The New York Times bestselling author of Mrs. Lincoln’s Dressmaker returns with a riveting work of historical fiction following the notorious John Wilkes Booth and the four women who kept his perilous confidence.

John Wilkes Booth, the mercurial son of an acclaimed British stage actor and a Covent Garden flower girl, committed one of the most notorious acts in American history—the assassination of President Abraham Lincoln.

The subject of more than a century of scholarship, speculation, and even obsession, Booth is often portrayed as a shadowy figure, a violent loner whose single murderous act made him the most hated man in America. Lost to history until now is the story of the four women whom he loved and who loved him in return: Mary Ann, the steadfast matriarch of the Booth family; Asia, his loyal sister and confidante; Lucy Lambert Hale, the senator’s daughter who adored Booth yet tragically misunderstood the intensity of his wrath; and Mary Surratt, the Confederate widow entrusted with the secrets of his vengeful plot.

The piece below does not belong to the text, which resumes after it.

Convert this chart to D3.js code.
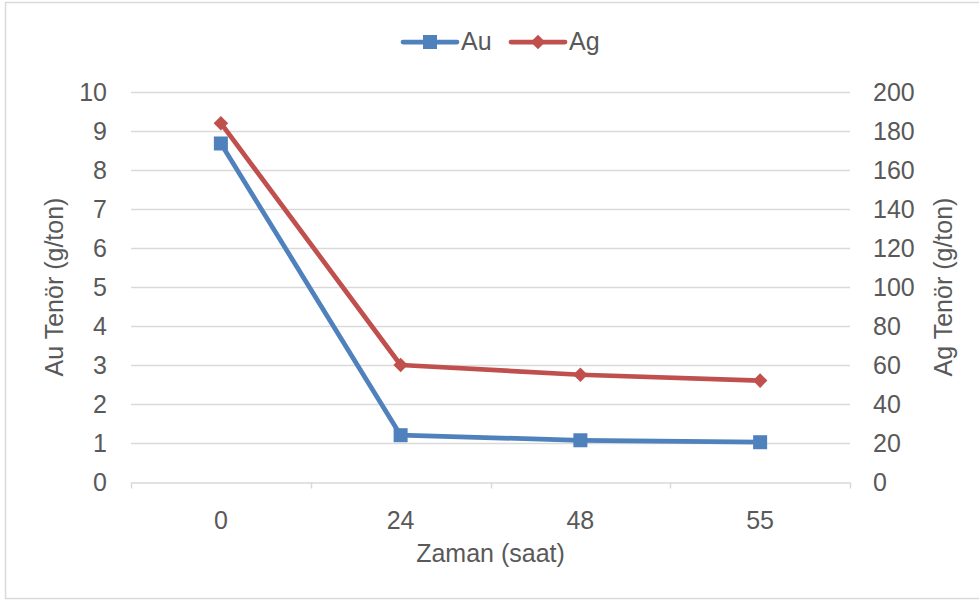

Fates and Traitors brings to life pivotal actors—some willing, others unwitting—who made an indelible mark on the history of our nation. Chiaverini portrays not just a soul in turmoil but a country at the precipice of immense change.

My Recommendation:

It takes a writer of great skill to animate a man as notorious as John Wilkes Booth into a character so fascinating the reader can scarcely look away; Chiaverini has succeeded. I admit, I was not keen on reading a book about Booth, but Chiaverini’s use of the women around him to tell his story was brilliant.

Booth’s parents, his siblings, his love interests, and coconspirators are a cast like no other. Viewed from the present day, their bad choices clearly and obviously set them on a path of destruction, but Chiaverini demonstrates how such errors were made in their present time. She does not romanticize the traitors, and is unflinching in her portrayal of them.

If many readers are like me, my knowledge of what happened ended with the assassination of Lincoln. The chapters following the terrible deed are every bit as shocking as those that preceded it. Though FATES AND TRAITORS is a novel, fans of the work of Erik Larson and Laura Hillenbrand will love how this story reveals so much more history than we thought we knew.

Breathless pacing, historical figures of enormous influence, and unspeakable acts of treason make FATES AND TRAITORS one of the most riveting works of historical fiction I’ve read so far this year. I give it my highest recommendation.

Have you read this or any of Chiaverini’s previous novels? This is my first, but it will not be my last.